New community task force on hate crimes created - - Columbia, South Carolina

New community task force on hate crimes created


A new Department of Justice Community Task Force on Hate Crimes is coming together in Kansas City.

The formation was announced at a special press conference at 10:30 a.m.

There were 104 hate crimes reported in Missouri last year and most of those came from in Kansas City, and a newly formed federal task force hopes to change the direction of hate crimes in the area.

"Its ultimate goal is to be proactive and decrease the number of hate crimes committed and stop hate crimes before they are committed at all," said Mike Kaste, the FBI special agent in charge.

The Federal Bureau of Investigation, U.S. Attorney's Office, police and members of the community joined to form the Department of Justice Community Task Force on Hate Crimes.

"Until we stamp out all forms of hate crime, whether it's based on race, faith, religion or sexual orientation, we invite the entire community to march with us," said U.S. Attorney for the Western District of Missouri Tammy Dickinson.

According to FBI data, last year there were 104 hate crimes reported in Missouri and 67 of those happened in Kansas City.

Here's a breakdown on what motivated the hate crimes: 44 incidents were based on race, six on religion, 14 on sexual orientation and three based on ethnicity.

Many might recall the following incidents in the metro area:

In 2008, a couple pleaded guilty to violating the civil rights of an African American family by setting fire to their home and painting "White Power" on their driveway. And several years ago, two men shot and killed an African American man who was walking home from work because he was using a public street.

Proving that someone committed a crime is only half the battle said the task force. Proving why is harder.

"Because it's important that police go that one extra step. Not only do we have the right person who committed the crime, but can we prove the motive. If we can prove the motive, then we have a hate crime," Dickinson said.

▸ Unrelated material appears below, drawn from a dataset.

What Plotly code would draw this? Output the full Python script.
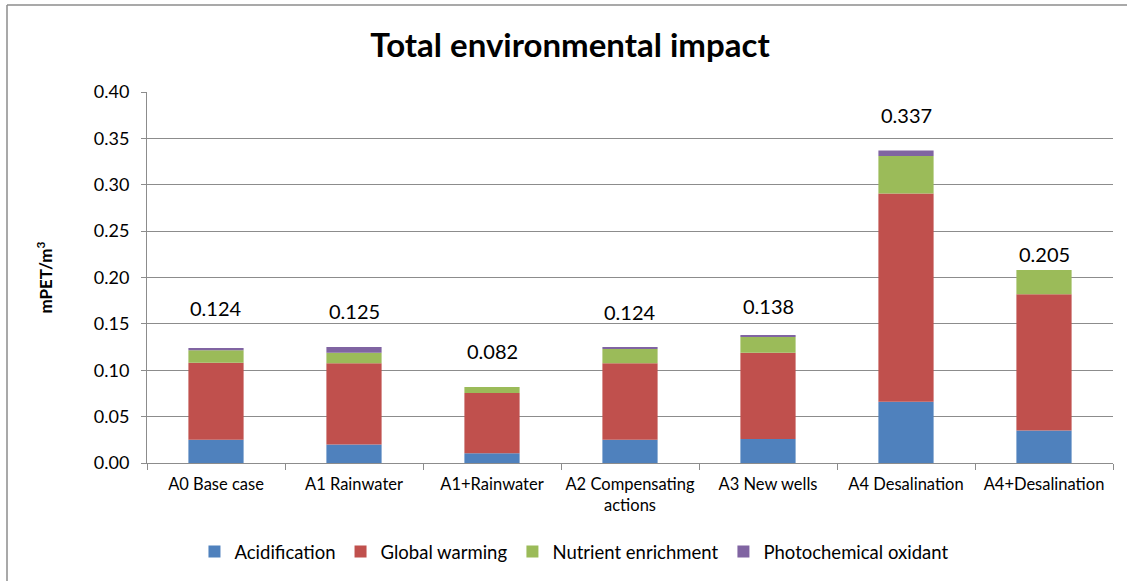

"It's not only targeting that individual but their community, so that can be twice as painful for that victim," said Jessica Farmer with the KC Anti-Violence Project.

Reported hate crimes have not increased or decreased in the last five years. The numbers are pretty much the same, but this task force says one hate crime is too many and educating the public is one way to move those numbers.

Anyone interested can become a part of the task force. The first conference will start Jan. 13 at the University of Missouri-Kansas City campus in the student union from 8:30 a.m. to 5:30 p.m. It's free and open to the public.